| SHORT PROBLEM |
Without the pictures, give the entries below again exactly as written.

Some records
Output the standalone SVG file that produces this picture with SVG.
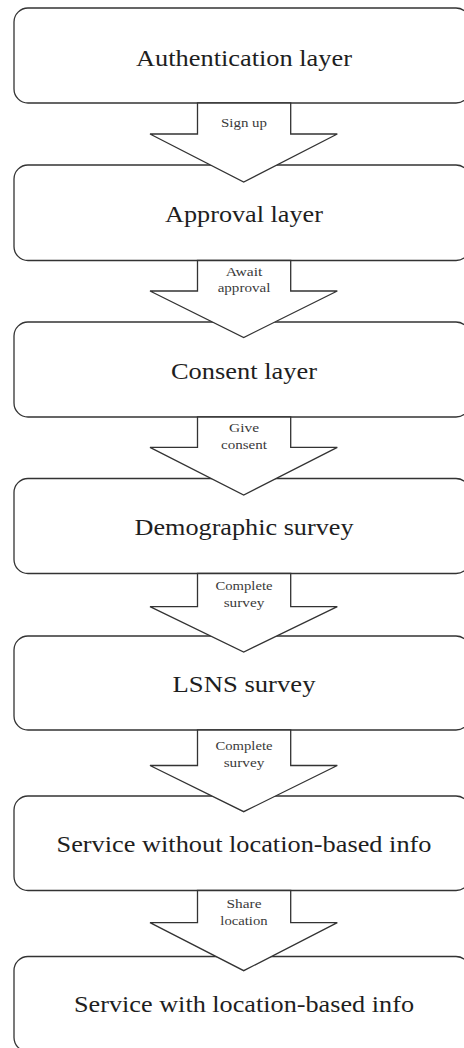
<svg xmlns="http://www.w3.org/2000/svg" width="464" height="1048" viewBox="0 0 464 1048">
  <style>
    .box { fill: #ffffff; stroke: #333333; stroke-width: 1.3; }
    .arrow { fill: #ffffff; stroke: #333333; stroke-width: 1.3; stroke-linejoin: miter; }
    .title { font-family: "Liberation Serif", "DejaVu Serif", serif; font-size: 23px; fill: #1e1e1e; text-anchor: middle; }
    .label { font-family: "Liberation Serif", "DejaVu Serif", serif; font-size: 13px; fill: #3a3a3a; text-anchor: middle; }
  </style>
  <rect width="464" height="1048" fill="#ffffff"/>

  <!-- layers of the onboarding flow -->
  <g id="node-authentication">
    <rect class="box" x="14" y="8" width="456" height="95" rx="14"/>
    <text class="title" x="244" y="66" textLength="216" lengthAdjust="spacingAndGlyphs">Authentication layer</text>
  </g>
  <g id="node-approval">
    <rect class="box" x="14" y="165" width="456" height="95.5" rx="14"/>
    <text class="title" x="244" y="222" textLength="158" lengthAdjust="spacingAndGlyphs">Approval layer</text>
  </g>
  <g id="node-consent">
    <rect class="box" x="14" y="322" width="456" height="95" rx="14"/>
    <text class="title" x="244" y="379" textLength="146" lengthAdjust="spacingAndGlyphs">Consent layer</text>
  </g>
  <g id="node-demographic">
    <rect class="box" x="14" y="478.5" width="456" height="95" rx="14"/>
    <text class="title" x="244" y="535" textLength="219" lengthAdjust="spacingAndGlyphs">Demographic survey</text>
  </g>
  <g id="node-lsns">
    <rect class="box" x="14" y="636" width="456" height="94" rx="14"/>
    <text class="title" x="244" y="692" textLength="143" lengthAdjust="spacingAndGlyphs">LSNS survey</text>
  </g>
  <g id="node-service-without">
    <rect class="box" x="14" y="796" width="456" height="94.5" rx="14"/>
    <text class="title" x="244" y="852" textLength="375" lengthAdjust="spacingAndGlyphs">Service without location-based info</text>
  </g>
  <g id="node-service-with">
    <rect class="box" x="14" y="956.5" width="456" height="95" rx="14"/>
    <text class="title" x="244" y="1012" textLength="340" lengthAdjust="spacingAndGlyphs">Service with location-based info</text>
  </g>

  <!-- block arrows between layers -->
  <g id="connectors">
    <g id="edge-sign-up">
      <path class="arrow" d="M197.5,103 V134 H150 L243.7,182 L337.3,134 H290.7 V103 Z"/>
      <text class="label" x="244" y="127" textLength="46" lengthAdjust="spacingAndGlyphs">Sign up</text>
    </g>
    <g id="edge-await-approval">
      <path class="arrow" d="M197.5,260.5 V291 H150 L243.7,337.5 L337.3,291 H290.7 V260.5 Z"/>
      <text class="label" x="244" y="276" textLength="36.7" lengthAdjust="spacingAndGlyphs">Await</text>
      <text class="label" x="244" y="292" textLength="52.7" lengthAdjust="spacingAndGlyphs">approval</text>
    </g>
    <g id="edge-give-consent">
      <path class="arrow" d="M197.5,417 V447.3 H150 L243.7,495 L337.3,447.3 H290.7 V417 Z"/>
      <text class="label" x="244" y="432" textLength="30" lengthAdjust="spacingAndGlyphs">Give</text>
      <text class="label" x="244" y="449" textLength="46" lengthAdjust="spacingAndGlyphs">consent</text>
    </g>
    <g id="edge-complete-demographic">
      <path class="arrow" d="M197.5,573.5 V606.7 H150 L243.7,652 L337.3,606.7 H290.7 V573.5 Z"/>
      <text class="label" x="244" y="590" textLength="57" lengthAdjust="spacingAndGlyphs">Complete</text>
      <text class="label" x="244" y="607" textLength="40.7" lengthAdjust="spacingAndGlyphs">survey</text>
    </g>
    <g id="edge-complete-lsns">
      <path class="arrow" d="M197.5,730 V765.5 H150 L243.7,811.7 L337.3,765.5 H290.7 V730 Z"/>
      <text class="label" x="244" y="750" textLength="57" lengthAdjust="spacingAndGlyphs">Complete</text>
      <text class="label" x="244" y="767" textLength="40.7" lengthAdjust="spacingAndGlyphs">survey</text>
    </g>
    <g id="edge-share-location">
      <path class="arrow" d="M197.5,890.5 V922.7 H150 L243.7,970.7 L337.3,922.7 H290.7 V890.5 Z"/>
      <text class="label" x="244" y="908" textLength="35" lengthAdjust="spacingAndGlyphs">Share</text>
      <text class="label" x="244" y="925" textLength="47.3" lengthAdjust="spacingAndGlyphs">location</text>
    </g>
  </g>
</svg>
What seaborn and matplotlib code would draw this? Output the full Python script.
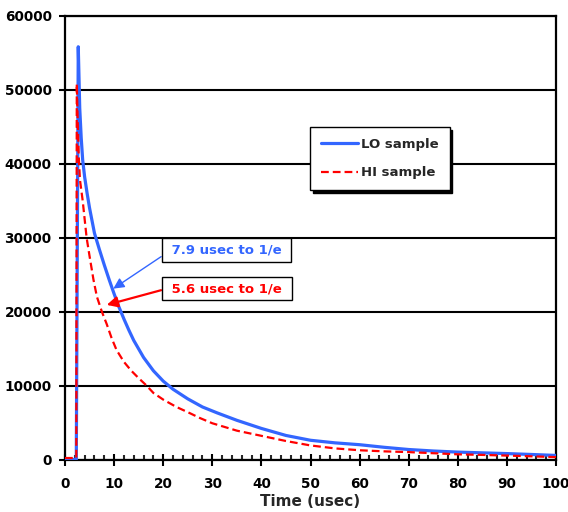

| REPLY TO THE EXERCISE |
Output the standalone SVG file that produces this picture with SVG.
<svg xmlns="http://www.w3.org/2000/svg" width="464" height="1048" viewBox="0 0 464 1048">
  <style>
    .box { fill: #ffffff; stroke: #333333; stroke-width: 1.3; }
    .arrow { fill: #ffffff; stroke: #333333; stroke-width: 1.3; stroke-linejoin: miter; }
    .title { font-family: "Liberation Serif", "DejaVu Serif", serif; font-size: 23px; fill: #1e1e1e; text-anchor: middle; }
    .label { font-family: "Liberation Serif", "DejaVu Serif", serif; font-size: 13px; fill: #3a3a3a; text-anchor: middle; }
  </style>
  <rect width="464" height="1048" fill="#ffffff"/>

  <!-- layers of the onboarding flow -->
  <g id="node-authentication">
    <rect class="box" x="14" y="8" width="456" height="95" rx="14"/>
    <text class="title" x="244" y="66" textLength="216" lengthAdjust="spacingAndGlyphs">Authentication layer</text>
  </g>
  <g id="node-approval">
    <rect class="box" x="14" y="165" width="456" height="95.5" rx="14"/>
    <text class="title" x="244" y="222" textLength="158" lengthAdjust="spacingAndGlyphs">Approval layer</text>
  </g>
  <g id="node-consent">
    <rect class="box" x="14" y="322" width="456" height="95" rx="14"/>
    <text class="title" x="244" y="379" textLength="146" lengthAdjust="spacingAndGlyphs">Consent layer</text>
  </g>
  <g id="node-demographic">
    <rect class="box" x="14" y="478.5" width="456" height="95" rx="14"/>
    <text class="title" x="244" y="535" textLength="219" lengthAdjust="spacingAndGlyphs">Demographic survey</text>
  </g>
  <g id="node-lsns">
    <rect class="box" x="14" y="636" width="456" height="94" rx="14"/>
    <text class="title" x="244" y="692" textLength="143" lengthAdjust="spacingAndGlyphs">LSNS survey</text>
  </g>
  <g id="node-service-without">
    <rect class="box" x="14" y="796" width="456" height="94.5" rx="14"/>
    <text class="title" x="244" y="852" textLength="375" lengthAdjust="spacingAndGlyphs">Service without location-based info</text>
  </g>
  <g id="node-service-with">
    <rect class="box" x="14" y="956.5" width="456" height="95" rx="14"/>
    <text class="title" x="244" y="1012" textLength="340" lengthAdjust="spacingAndGlyphs">Service with location-based info</text>
  </g>

  <!-- block arrows between layers -->
  <g id="connectors">
    <g id="edge-sign-up">
      <path class="arrow" d="M197.5,103 V134 H150 L243.7,182 L337.3,134 H290.7 V103 Z"/>
      <text class="label" x="244" y="127" textLength="46" lengthAdjust="spacingAndGlyphs">Sign up</text>
    </g>
    <g id="edge-await-approval">
      <path class="arrow" d="M197.5,260.5 V291 H150 L243.7,337.5 L337.3,291 H290.7 V260.5 Z"/>
      <text class="label" x="244" y="276" textLength="36.7" lengthAdjust="spacingAndGlyphs">Await</text>
      <text class="label" x="244" y="292" textLength="52.7" lengthAdjust="spacingAndGlyphs">approval</text>
    </g>
    <g id="edge-give-consent">
      <path class="arrow" d="M197.5,417 V447.3 H150 L243.7,495 L337.3,447.3 H290.7 V417 Z"/>
      <text class="label" x="244" y="432" textLength="30" lengthAdjust="spacingAndGlyphs">Give</text>
      <text class="label" x="244" y="449" textLength="46" lengthAdjust="spacingAndGlyphs">consent</text>
    </g>
    <g id="edge-complete-demographic">
      <path class="arrow" d="M197.5,573.5 V606.7 H150 L243.7,652 L337.3,606.7 H290.7 V573.5 Z"/>
      <text class="label" x="244" y="590" textLength="57" lengthAdjust="spacingAndGlyphs">Complete</text>
      <text class="label" x="244" y="607" textLength="40.7" lengthAdjust="spacingAndGlyphs">survey</text>
    </g>
    <g id="edge-complete-lsns">
      <path class="arrow" d="M197.5,730 V765.5 H150 L243.7,811.7 L337.3,765.5 H290.7 V730 Z"/>
      <text class="label" x="244" y="750" textLength="57" lengthAdjust="spacingAndGlyphs">Complete</text>
      <text class="label" x="244" y="767" textLength="40.7" lengthAdjust="spacingAndGlyphs">survey</text>
    </g>
    <g id="edge-share-location">
      <path class="arrow" d="M197.5,890.5 V922.7 H150 L243.7,970.7 L337.3,922.7 H290.7 V890.5 Z"/>
      <text class="label" x="244" y="908" textLength="35" lengthAdjust="spacingAndGlyphs">Share</text>
      <text class="label" x="244" y="925" textLength="47.3" lengthAdjust="spacingAndGlyphs">location</text>
    </g>
  </g>
</svg>
What seaborn and matplotlib code would draw this? Output the full Python script.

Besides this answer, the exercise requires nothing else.